» TASK DESCRIPTION
Retype all of the listing exactly, passing over any picture you find.

» RECORDED DATA
______________________________

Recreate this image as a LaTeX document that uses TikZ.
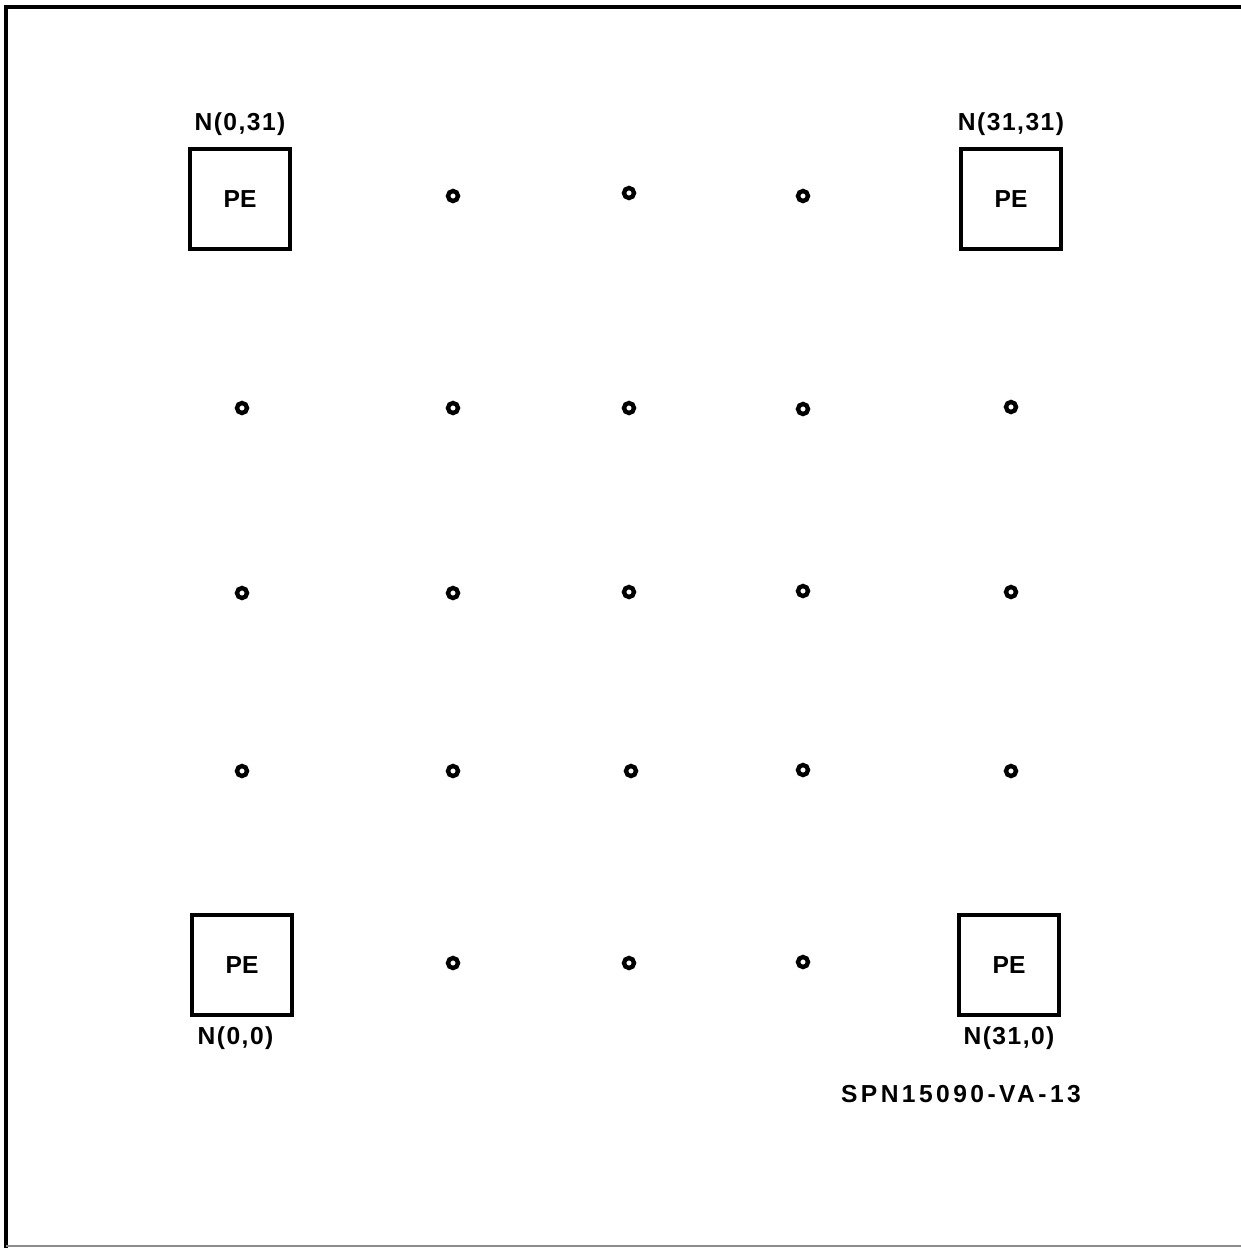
\documentclass[tikz,border=0pt]{standalone}
\usepackage{fontspec}
\setmainfont{Liberation Sans}
\usetikzlibrary{positioning}

\begin{document}
\begin{tikzpicture}[x=0.02cm,y=-0.02cm,
  pe/.style={draw,line width=2.6pt,minimum size=2cm,inner sep=0pt,font=\fontsize{14}{16}\selectfont\bfseries},
  dot/.style={draw,circle,line width=2.5pt,minimum size=0.2cm,inner sep=0pt},
  lbl/.style={font=\fontsize{14}{16}\selectfont\bfseries\addfontfeature{LetterSpace=6}},
  tag/.style={font=\fontsize{14}{16}\selectfont\bfseries\addfontfeature{LetterSpace=14}}]
\useasboundingbox (0,0) rectangle (1241,1248);
\draw[line width=2pt] (1241,7) -- (6,7) -- (6,1248);
\draw[black!45,line width=0.8pt] (6,1246) -- (1241,1246);
% corner processing elements
\node[pe] (pe0031) at (240,199) {PE};
\node[pe] (pe3131) at (1011,199) {PE};
\node[pe] (pe0000) at (242,965) {PE};
\node[pe] (pe3100) at (1009,965) {PE};
\node[lbl,above=3pt of pe0031] (n0031) {N(0,31)};
\node[lbl,above=3pt of pe3131] (n3131) {N(31,31)};
\node[lbl,below=2pt of pe0000.south west,anchor=north west,xshift=1pt] (n0000) {N(0,0)};
\node[lbl,below=2pt of pe3100] (n3100) {N(31,0)};
\node[tag] (fig) at (961,1094) {SPN15090-VA-13};
% remaining nodes of the array
\node[dot] (d1) at (453,196) {};
\node[dot] (d2) at (629,193) {};
\node[dot] (d3) at (803,196) {};
\node[dot] (d4) at (242,408) {};
\node[dot] (d5) at (453,408) {};
\node[dot] (d6) at (629,408) {};
\node[dot] (d7) at (803,409) {};
\node[dot] (d8) at (1011,407) {};
\node[dot] (d9) at (242,593) {};
\node[dot] (d10) at (453,593) {};
\node[dot] (d11) at (629,592) {};
\node[dot] (d12) at (803,591) {};
\node[dot] (d13) at (1011,592) {};
\node[dot] (d14) at (242,771) {};
\node[dot] (d15) at (453,771) {};
\node[dot] (d16) at (631,771) {};
\node[dot] (d17) at (803,770) {};
\node[dot] (d18) at (1011,771) {};
\node[dot] (d19) at (453,963) {};
\node[dot] (d20) at (629,963) {};
\node[dot] (d21) at (803,962) {};
\end{tikzpicture}
\end{document}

______________________________

» TASK ANSWER
Recreate this image as a LaTeX document that uses TikZ.
\documentclass[tikz,border=0pt]{standalone}
\usepackage{fontspec}
\setmainfont{Liberation Sans}
\usetikzlibrary{positioning}

\begin{document}
\begin{tikzpicture}[x=0.02cm,y=-0.02cm,
  pe/.style={draw,line width=2.6pt,minimum size=2cm,inner sep=0pt,font=\fontsize{14}{16}\selectfont\bfseries},
  dot/.style={draw,circle,line width=2.5pt,minimum size=0.2cm,inner sep=0pt},
  lbl/.style={font=\fontsize{14}{16}\selectfont\bfseries\addfontfeature{LetterSpace=6}},
  tag/.style={font=\fontsize{14}{16}\selectfont\bfseries\addfontfeature{LetterSpace=14}}]
\useasboundingbox (0,0) rectangle (1241,1248);
\draw[line width=2pt] (1241,7) -- (6,7) -- (6,1248);
\draw[black!45,line width=0.8pt] (6,1246) -- (1241,1246);
% corner processing elements
\node[pe] (pe0031) at (240,199) {PE};
\node[pe] (pe3131) at (1011,199) {PE};
\node[pe] (pe0000) at (242,965) {PE};
\node[pe] (pe3100) at (1009,965) {PE};
\node[lbl,above=3pt of pe0031] (n0031) {N(0,31)};
\node[lbl,above=3pt of pe3131] (n3131) {N(31,31)};
\node[lbl,below=2pt of pe0000.south west,anchor=north west,xshift=1pt] (n0000) {N(0,0)};
\node[lbl,below=2pt of pe3100] (n3100) {N(31,0)};
\node[tag] (fig) at (961,1094) {SPN15090-VA-13};
% remaining nodes of the array
\node[dot] (d1) at (453,196) {};
\node[dot] (d2) at (629,193) {};
\node[dot] (d3) at (803,196) {};
\node[dot] (d4) at (242,408) {};
\node[dot] (d5) at (453,408) {};
\node[dot] (d6) at (629,408) {};
\node[dot] (d7) at (803,409) {};
\node[dot] (d8) at (1011,407) {};
\node[dot] (d9) at (242,593) {};
\node[dot] (d10) at (453,593) {};
\node[dot] (d11) at (629,592) {};
\node[dot] (d12) at (803,591) {};
\node[dot] (d13) at (1011,592) {};
\node[dot] (d14) at (242,771) {};
\node[dot] (d15) at (453,771) {};
\node[dot] (d16) at (631,771) {};
\node[dot] (d17) at (803,770) {};
\node[dot] (d18) at (1011,771) {};
\node[dot] (d19) at (453,963) {};
\node[dot] (d20) at (629,963) {};
\node[dot] (d21) at (803,962) {};
\end{tikzpicture}
\end{document}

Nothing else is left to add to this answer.